Brachiopods were a dominant form of marine life in the Paleozic era, though most forms are now extinct. When Kozłowski moved on from studying them, he wanted that work to continue in Poland. Biernat extended that work into further periods of the Paleozic, including the Ordovician period. She published her first paper on brachiopods in 1953. She would go on to author or co-author monographs and 16 papers. She also contributed book chapters, including co-authoring a chapter on mass extinction of brachiopods in Poland at the end of the Ordivician.

Despite political limitations of scientists' contact with the West for much of her career, Biernat participated in several international activities, including authoring a chapter in the 1965 Treatise on Invertebrate PaleontologyTreatise on Invertebrate Paleontology. She maintained friendships with Helen Muir-Wood and Sir Alwyn Williams.

Biernat was awarded her PhD in 1959, with a thesis on the ontogeny and taxonomy of an extinct order of brachiopods, Orthida, titled Middle devonian orthoidea of the Holy Cross Mountains and their ontogeny. In 1959 Biernat was a member of a U.S. National Museum expedition in New York. In the 1970s, she initiated and led a series of paleontological expeditions to Spitsbergen in the Arctic. Publications arising from these include a monograph published in English and Polish.

In honor of her work identifying many brachiopods, three brachiopod genera have been named for her: Biernatium Havlíček, 1975 (Devonian orthide), Biernatella Baliński, 1977 (Devonian athyridide), and Biernatia Holmer, 1989 (Ordovician acrotretide).

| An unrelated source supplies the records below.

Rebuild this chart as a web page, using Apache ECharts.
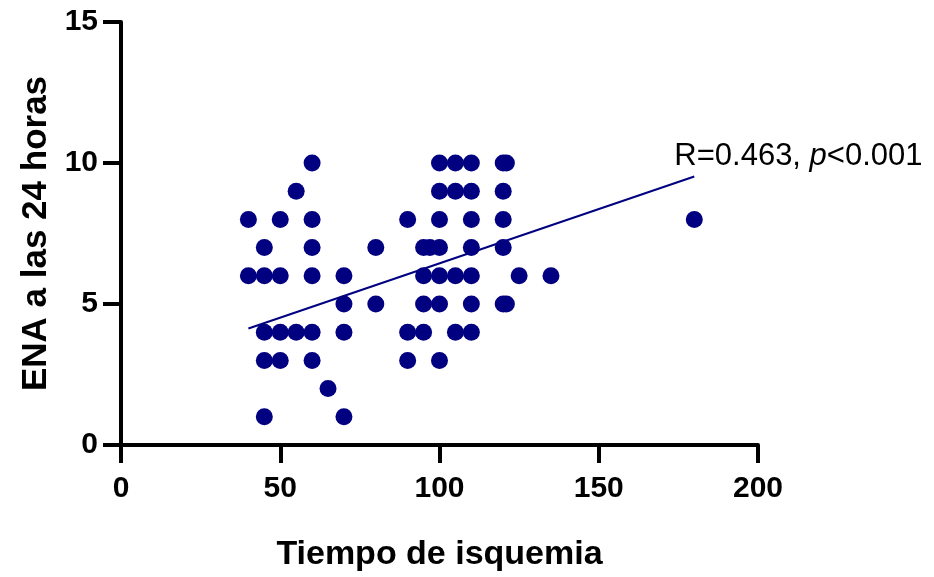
<!DOCTYPE html>
<html>
<head>
<meta charset="utf-8">
<script src="https://cdn.jsdelivr.net/npm/echarts@6/dist/echarts.min.js"></script>
<style>html,body{margin:0;padding:0;background:#fff}#c{width:934px;height:577px}</style>
</head>
<body>
<div id="c"></div>
<script>
// Scatter data: Tiempo de isquemia (x) vs ENA a las 24 horas (y)
const tiempo = [40,40, 45,45,45,45,45, 50,50,50,50, 55,55, 60,60,60,60,60,60, 65, 70,70,70,70, 80,80, 90,90,90, 95,95,95,95, 97, 100,100,100,100,100,100,100, 105,105,105,105, 110,110,110,110,110,110,110, 120,120,120,120,120, 121,121, 125, 135, 180];
const ena    = [8,6,    7,6,4,3,1,          8,6,4,3,     9,4,   10,8,7,6,4,3,         2,  6,5,4,1,     7,5,   8,4,3,    7,6,5,4,     7,  10,9,8,7,6,5,3,                10,9,6,4,            10,9,8,7,6,5,4,                       10,9,8,7,5,              10,5,    6,   6,   8];
// Regression line endpoints
const fitX = [40, 180];
const fitY = [4.13, 9.52];
const annotation = ['R=0.463, ', 'p', '<0.001'];
const xTicks = [0, 200, 50];
const yTicks = [0, 15, 5];

const FONT = 'Arial, "Liberation Sans", sans-serif';
const chart = echarts.init(document.getElementById('c'), null, {renderer: 'canvas'});
const pts = tiempo.map((x, i) => [x, ena[i]]);
const fit = fitX.map((x, i) => [x, fitY[i]]);

chart.setOption({
  animation: false,
  backgroundColor: '#fff',
  grid: {left: 121, right: 176, top: 22, bottom: 132},
  xAxis: {
    type: 'value', min: xTicks[0], max: xTicks[1], interval: xTicks[2],
    splitLine: {show: false},
    axisLine: {show: true, lineStyle: {color: '#000', width: 4}},
    axisTick: {show: true, length: 18, lineStyle: {color: '#000', width: 4}},
    axisLabel: {color: '#000', fontSize: 30, fontWeight: 'bold', fontFamily: FONT, margin: 29},
    name: 'Tiempo de isquemia', nameLocation: 'middle', nameGap: 93,
    nameTextStyle: {color: '#000', fontSize: 34, fontWeight: 'bold', fontFamily: FONT}
  },
  yAxis: {
    type: 'value', min: yTicks[0], max: yTicks[1], interval: yTicks[2],
    splitLine: {show: false},
    axisLine: {show: true, lineStyle: {color: '#000', width: 4}},
    axisTick: {show: true, length: 18, lineStyle: {color: '#000', width: 4}},
    axisLabel: {color: '#000', fontSize: 30, fontWeight: 'bold', fontFamily: FONT, margin: 23},
    name: 'ENA a las 24 horas', nameLocation: 'middle', nameGap: 60, nameRotate: 90,
    nameTextStyle: {color: '#000', fontSize: 35, fontWeight: 'bold', fontFamily: FONT}
  },
  series: [
    {type: 'scatter', data: pts, symbol: 'circle', symbolSize: 17,
     itemStyle: {color: '#000080', opacity: 1}, z: 3},
    {type: 'line', data: fit, showSymbol: false, symbol: 'none',
     lineStyle: {color: '#000080', width: 2}, z: 2}
  ]
});

const endPx = chart.convertToPixel({gridIndex: 0}, fit[fit.length - 1]);
chart.setOption({
  graphic: [{
    type: 'text', x: endPx[0] - 20, y: endPx[1] - 36, z: 10,
    style: {
      text: '{a|' + annotation[0] + '}{b|' + annotation[1] + '}{a|' + annotation[2] + '}',
      verticalAlign: 'top', align: 'left',
      rich: {
        a: {fontSize: 31, fontFamily: FONT, fill: '#000', lineHeight: 31},
        b: {fontSize: 31, fontFamily: FONT, fontStyle: 'italic', fill: '#000', lineHeight: 31}
      }
    }
  }]
});
</script>
</body>
</html>
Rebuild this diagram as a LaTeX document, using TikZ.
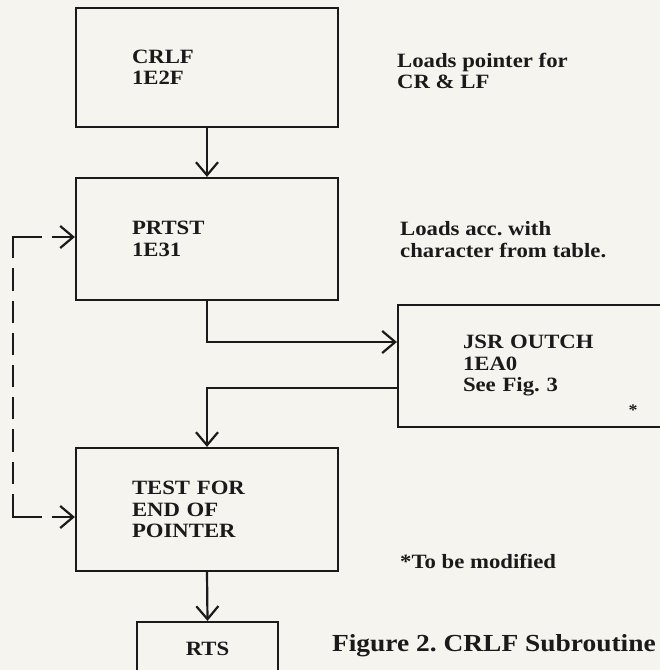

==Personal life and World War II==
Skonieczna had to flee to Warsaw after the outbreak of World War II in 1939. She joined the Polish resistance, and served as a nurse in the major 1944 operation to try to liberate Warsaw from Nazi occupation called the Warsaw Uprising.

After the war, Skonieczna married fellow geologist, Sebastian Biernat. They had two sons, and she was a great-grandmother when she died at age 92.